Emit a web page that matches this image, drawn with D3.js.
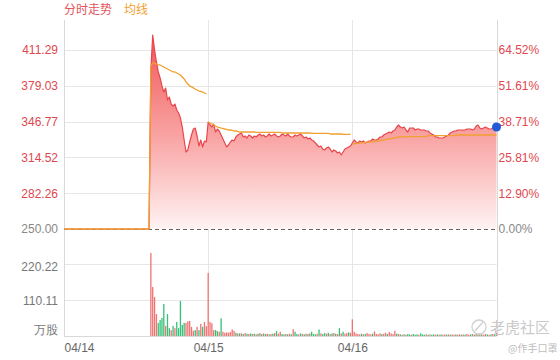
<!DOCTYPE html>
<html><head><meta charset="utf-8">
<script src="https://cdn.jsdelivr.net/npm/d3@7"></script>
<style>body{margin:0;background:#fff}svg{display:block;font-family:"Liberation Sans","Noto Sans CJK SC",sans-serif}</style>
</head><body><svg id="c" width="560" height="360"></svg>
<script>
// ---------- data ----------
const dates = ["04/14", "04/15", "04/16"];
const basePrice = 250;
const priceTicks = [250, 282.26, 314.52, 346.77, 379.03, 411.29];
const volTicks = [0, 110.11, 220.22];

const priceDay1 = [250,250,250,250,250,250,250,250,250,250,250,250,250,250,250,250,250,250,250,250,
 250,250,250,250,250,250,250,250,250,250,250,250,250,250,250,250,250,250,250,250,250,250,250,250,250,250,250,
 393.3,424.8,411.3,400.5,391.5,386.1,378.9,373.4,377.0,366.2,368.9,362.6,360.8,362.6,357.2,354.5,350.0,341.9,
 330.2,319.4,321.2,328.4,334.7,340.1,341.0,333.8,324.8,330.2,323.9,329.3,328.4];
const priceDay2 = [346.4,343.7,341.9,344.6,337.4,340.1,338.3,334.7,331.1,327.5,
 323.9,325.7,328.4,330.2,329.3,332.9,334.7,335.6,336.5,332.9,
 333.8,332.0,334.7,333.8,332.0,333.8,332.9,334.7,335.6,333.8,
 334.7,332.9,333.8,335.6,333.8,334.7,335.6,333.8,332.9,333.8,
 335.6,334.7,333.8,335.6,333.8,332.9,332.9,334.7,333.8,334.7,
 335.6,333.8,332.0,332.9,331.1,332.0,330.2,329.3,327.5,325.7,
 323.9,324.8,322.1,321.2,323.0,323.9,322.1,319.4,321.2,320.3,
 318.5,319.4,316.7,319.4,322.1,323.0,323.9,324.8];
const priceDay3 = [327.5,330.2,328.4,327.5,329.3,328.4,329.3,327.5,328.4,329.3,
 329.3,331.1,330.2,330.2,331.1,332.9,332.9,334.7,335.6,336.5,
 337.4,336.5,338.3,339.2,341.9,343.7,341.9,341.0,341.9,339.2,
 337.4,341.0,341.0,341.0,339.2,340.1,340.1,339.2,339.2,339.2,
 338.3,338.3,336.5,335.6,334.7,332.9,332.9,332.0,332.0,332.0,
 332.9,333.8,334.7,336.5,337.4,338.3,338.3,339.2,339.2,339.2,
 339.2,339.2,340.1,340.1,340.1,339.2,340.1,342.8,343.7,341.0,
 340.1,341.0,341.9,341.0,340.1,340.1,341.0,340.1,341.9];

const avgDay1 = [250,250,250,250,250,250,250,250,250,250,250,250,250,250,250,250,250,250,250,250,
 250,250,250,250,250,250,250,250,250,250,250,250,250,250,250,250,250,250,250,250,250,250,250,250,250,250,250,
 396.9,399.6,399.6,398.7,397.8,397.8,396.9,396.0,395.1,394.2,393.3,392.4,391.5,391.5,390.6,389.7,388.8,387.0,
 385.2,382.5,380.7,378.9,378.0,377.1,376.1,375.2,374.3,373.9,373.4,372.5,371.6];
const avgDay2 = [346.4,345.5,344.6,343.7,342.8,341.9,341.5,341.0,340.6,340.1,339.7,339.2,339.2,338.8,338.3,338.3,337.9,337.4,
 337.4,337.4,337.4,337.4,337.4,337.4,337.4,337.4,
 337.0,337.0,337.0,337.0,337.0,337.0,337.0,337.0,337.0,337.0,337.0,337.0,337.0,337.0,
 336.5,336.5,336.5,336.5,336.5,336.5,336.5,336.5,336.5,336.5,336.5,336.5,336.5,336.5,336.5,336.5,
 336.1,336.1,336.1,336.1,336.1,336.1,336.1,336.1,336.1,336.1,
 335.6,335.6,335.6,335.6,335.6,335.6,335.6,
 335.2,335.2,335.2,335.2,335.2];
const avgDay3 = [326.6,326.6,327.1,327.1,327.5,327.5,327.9,327.9,328.4,328.4,328.4,328.8,328.8,329.3,329.3,
 329.7,330.2,330.2,330.6,331.1,331.1,331.5,332.0,332.0,332.4,332.9,332.9,332.9,333.1,333.1,
 333.3,333.3,333.3,333.3,333.3,333.3,333.3,333.3,333.3,333.3,333.3,
 334.2,334.2,334.2,334.2,334.2,334.2,334.2,334.2,334.2,334.2,334.2,334.2,334.2,334.2,334.2,
 334.7,334.7,334.7,334.7,334.7,334.7,334.7,334.7,334.7,334.7,334.7,334.7,334.7,334.7,334.7,334.7,
 334.7,334.7,334.7,334.7,334.7,334.7,334.7];

const volDay1 = [0,0,0,0,0,0,0,0,0,0,0,0,0,0,0,0,0,0,0,0,0,0,0,0,0,0,0,0,0,0,0,0,0,0,0,0,0,0,0,0,0,0,0,0,0,0,0,
 254,150,119,67,40,49,55,98,31,67,24,18,31,24,43,24,107,34,40,40,45,46,28,16,18,28,18,37,28,43,30];
const volDay2 = [193,43,39,18,18,15,13,54,13,10, 11,10,12,20,16,10,8,8,8,6, 9,7,6,8,6,7,5,7,9,6,
 8,6,7,5,6,7,9,15,7,13, 6,5,6,5,7,5,21,13,6,5, 8,6,5,7,6,8,13,6,5,7,
 20,8,6,9,7,10,6,8,9,7, 6,24,8,13,7,9,11,10];
const volDay3 = [51,13,8,6,5,7,5,6,9,6, 5,7,14,6,5,8,6,7,10,6, 12,8,6,16,7,6,5,4,5,4,
 6,5,4,6,4,5,4,8,5,4, 5,4,5,4,5,4,5,4,5,4, 5,4,5,4,5,4,5,4,5,4,
 5,4,6,4,5,6,4,8,5,6, 5,4,6,5,4,5,6,5,10];
// r = up (red), g = down (green)
const volDir1 = "rrrrrrrrrrrrrrrrrrrrrrrrrrrrrrrrrrrrrrrrrrrrrrr" + "rrrrggggrggrgrgggggrrrrrgrgrgrr";
const volDir2 = "rrrrggrgrrrrrrrgrgrgrgrgrgrgrgrgrgrgrgrrggrgrgrggrgrgrgrgggrgrggrgrgrgrgrgrrgrrr";
const volDir3 = "rrrgrgrrrgrrrrgrrgrrrrgrgrgrggrgggrgggrgrggrgrgrrgrgrrgrrgrgrrgrgrgrgrrgrgrgrrr";

// ---------- build ----------
const price = priceDay1.concat(priceDay2, priceDay3);
const vols = volDay1.concat(volDay2, volDay3);
const dirs = (volDir1 + volDir2 + volDir3).split("");
const avgSegs = [{off: 0, v: avgDay1}, {off: priceDay1.length, v: avgDay2}, {off: priceDay1.length + priceDay2.length, v: avgDay3}];

const svg = d3.select("#c");
const L = 64, R = 496.5, TOP = 20, VB = 336;
const x = d3.scaleLinear().domain([0, price.length - 1]).range([L, R]);
const xDay = d3.scaleLinear().domain([0, 3]).range([L, R]);
const y = d3.scaleLinear().domain([250, 411.29]).range([229, 50]);
const yv = d3.scaleLinear().domain([0, 220.22]).range([VB, 264]);

const defs = svg.append("defs");
const grad = defs.append("linearGradient").attr("id", "fillg")
  .attr("gradientUnits", "userSpaceOnUse").attr("x1", 0).attr("x2", 0).attr("y1", TOP).attr("y2", y(250));
grad.append("stop").attr("offset", 0).attr("stop-color", "#ee4c4c");
grad.append("stop").attr("offset", 0.55).attr("stop-color", "#f9a2a2");
grad.append("stop").attr("offset", 1).attr("stop-color", "#fff3f3");

// grid
const grid = svg.append("g").attr("stroke", "#e6e6e6").attr("stroke-width", 1);
priceTicks.slice(1).forEach(t => grid.append("line").attr("x1", L).attr("x2", R).attr("y1", Math.round(y(t)) + 0.5).attr("y2", Math.round(y(t)) + 0.5));
volTicks.slice(1).forEach(t => grid.append("line").attr("x1", L).attr("x2", R).attr("y1", Math.round(yv(t)) + 0.5).attr("y2", Math.round(yv(t)) + 0.5));
[1, 2].forEach(d => grid.append("line").attr("x1", Math.round(xDay(d)) + 0.5).attr("x2", Math.round(xDay(d)) + 0.5).attr("y1", TOP).attr("y2", VB));
const frame = svg.append("g").attr("stroke", "#d9d9d9").attr("stroke-width", 1);
frame.append("line").attr("x1", L + 0.5).attr("x2", L + 0.5).attr("y1", TOP).attr("y2", VB);
frame.append("line").attr("x1", Math.round(R) + 0.5).attr("x2", Math.round(R) + 0.5).attr("y1", TOP).attr("y2", VB);
frame.append("line").attr("x1", L).attr("x2", R).attr("y1", VB + 0.5).attr("y2", VB + 0.5);

// area + lines
svg.append("path").datum(price)
  .attr("d", d3.area().x((d, i) => x(i)).y0(y(basePrice)).y1(d => y(d)))
  .attr("fill", "url(#fillg)");
svg.append("line").attr("x1", L).attr("x2", R).attr("y1", y(basePrice) + 0.5).attr("y2", y(basePrice) + 0.5)
  .attr("stroke", "#666").attr("stroke-dasharray", "4,3");
svg.append("path").datum(price)
  .attr("d", d3.line().x((d, i) => x(i)).y(d => y(d)))
  .attr("fill", "none").attr("stroke", "#e8454c").attr("stroke-width", 1.2).attr("stroke-linejoin", "round");
avgSegs.forEach(s => {
  svg.append("path").datum(s.v)
    .attr("d", d3.line().x((d, i) => x(i + s.off)).y(d => y(d)))
    .attr("fill", "none").attr("stroke", "#f0a032").attr("stroke-width", 1.3).attr("stroke-linejoin", "round");
});

// volume
svg.append("g").selectAll("rect").data(vols).join("rect")
  .attr("x", (d, i) => x(i) - 0.65).attr("width", 1.3)
  .attr("y", d => yv(d)).attr("height", d => VB - yv(d))
  .attr("fill", (d, i) => dirs[i] === "g" ? "#35c077" : "#f07272");

// axes
const fs = 12;
const ga = svg.append("g").attr("transform", `translate(${L},0)`)
  .call(d3.axisLeft(y).tickValues(priceTicks).tickSize(0).tickPadding(6).tickFormat(d3.format(".2f")));
ga.select(".domain").remove();
ga.selectAll("text").attr("font-size", fs).attr("font-family", null).attr("fill", d => d === basePrice ? "#888" : "#e0474f");

const gr = svg.append("g").attr("transform", `translate(${R},0)`)
  .call(d3.axisRight(y).tickValues(priceTicks).tickSize(0).tickPadding(2).tickFormat(d => ((d / basePrice - 1) * 100).toFixed(2) + "%"));
gr.select(".domain").remove();
gr.selectAll("text").attr("font-size", fs).attr("font-family", null).attr("fill", d => d === basePrice ? "#888" : "#e0474f");

const gv = svg.append("g").attr("transform", `translate(${L},0)`)
  .call(d3.axisLeft(yv).tickValues(volTicks).tickSize(0).tickPadding(6).tickFormat(d => d === 0 ? "万股" : d3.format(".2f")(d)));
gv.select(".domain").remove();
gv.selectAll("text").attr("font-size", fs).attr("font-family", null).attr("fill", "#777")
  .attr("transform", d => d === 0 ? "translate(0,-6)" : d === 220.22 ? "translate(0,3)" : "translate(0,1)");

const gx = svg.append("g").attr("transform", `translate(0,${VB})`)
  .call(d3.axisBottom(xDay).tickValues([0, 1, 2]).tickSize(0).tickPadding(7).tickFormat(i => dates[i]));
gx.select(".domain").remove();
gx.selectAll("text").attr("font-size", fs).attr("font-family", null).attr("fill", "#666")
  .attr("text-anchor", d => d === 0 ? "start" : "middle");

// legend
svg.append("text").attr("x", L).attr("y", 14).attr("font-size", fs).attr("fill", "#e0545c").text("分时走势");
svg.append("text").attr("x", 124).attr("y", 14).attr("font-size", fs).attr("fill", "#f0a032").text("均线");

// last point
svg.append("circle").attr("cx", x(price.length - 1)).attr("cy", y(price[price.length - 1])).attr("r", 4.5).attr("fill", "#1f5bd6");

// watermark
const wm = svg.append("g").attr("fill", "#c9c9c9");
svg.append("circle").attr("cx", 479).attr("cy", 327).attr("r", 7).attr("fill", "none").attr("stroke", "#d0d0d0").attr("stroke-width", 1.3);
svg.append("path").attr("d", "M475,331 L483,322").attr("stroke", "#d0d0d0").attr("stroke-width", 1.3);
wm.append("text").attr("x", 490).attr("y", 333).attr("font-size", 15).attr("font-family", "Noto Sans CJK SC").text("老虎社区");
wm.append("text").attr("x", 508).attr("y", 352).attr("font-size", 10).attr("font-family", "Noto Sans CJK SC").attr("fill", "#bdbdbd").text("@作手口罩");
</script>
</body></html>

**THE EXERCISE**
Write out nothing but the lines from the start of the data through the line with "340.1,341.0,341.9,341.0,340.1,340.1,341.0,340.1,341.9];". Leave out the pictures.

**FINAL RESULT**
Emit a web page that matches this image, drawn with D3.js.
<!DOCTYPE html>
<html><head><meta charset="utf-8">
<script src="https://cdn.jsdelivr.net/npm/d3@7"></script>
<style>body{margin:0;background:#fff}svg{display:block;font-family:"Liberation Sans","Noto Sans CJK SC",sans-serif}</style>
</head><body><svg id="c" width="560" height="360"></svg>
<script>
// ---------- data ----------
const dates = ["04/14", "04/15", "04/16"];
const basePrice = 250;
const priceTicks = [250, 282.26, 314.52, 346.77, 379.03, 411.29];
const volTicks = [0, 110.11, 220.22];

const priceDay1 = [250,250,250,250,250,250,250,250,250,250,250,250,250,250,250,250,250,250,250,250,
 250,250,250,250,250,250,250,250,250,250,250,250,250,250,250,250,250,250,250,250,250,250,250,250,250,250,250,
 393.3,424.8,411.3,400.5,391.5,386.1,378.9,373.4,377.0,366.2,368.9,362.6,360.8,362.6,357.2,354.5,350.0,341.9,
 330.2,319.4,321.2,328.4,334.7,340.1,341.0,333.8,324.8,330.2,323.9,329.3,328.4];
const priceDay2 = [346.4,343.7,341.9,344.6,337.4,340.1,338.3,334.7,331.1,327.5,
 323.9,325.7,328.4,330.2,329.3,332.9,334.7,335.6,336.5,332.9,
 333.8,332.0,334.7,333.8,332.0,333.8,332.9,334.7,335.6,333.8,
 334.7,332.9,333.8,335.6,333.8,334.7,335.6,333.8,332.9,333.8,
 335.6,334.7,333.8,335.6,333.8,332.9,332.9,334.7,333.8,334.7,
 335.6,333.8,332.0,332.9,331.1,332.0,330.2,329.3,327.5,325.7,
 323.9,324.8,322.1,321.2,323.0,323.9,322.1,319.4,321.2,320.3,
 318.5,319.4,316.7,319.4,322.1,323.0,323.9,324.8];
const priceDay3 = [327.5,330.2,328.4,327.5,329.3,328.4,329.3,327.5,328.4,329.3,
 329.3,331.1,330.2,330.2,331.1,332.9,332.9,334.7,335.6,336.5,
 337.4,336.5,338.3,339.2,341.9,343.7,341.9,341.0,341.9,339.2,
 337.4,341.0,341.0,341.0,339.2,340.1,340.1,339.2,339.2,339.2,
 338.3,338.3,336.5,335.6,334.7,332.9,332.9,332.0,332.0,332.0,
 332.9,333.8,334.7,336.5,337.4,338.3,338.3,339.2,339.2,339.2,
 339.2,339.2,340.1,340.1,340.1,339.2,340.1,342.8,343.7,341.0,
 340.1,341.0,341.9,341.0,340.1,340.1,341.0,340.1,341.9];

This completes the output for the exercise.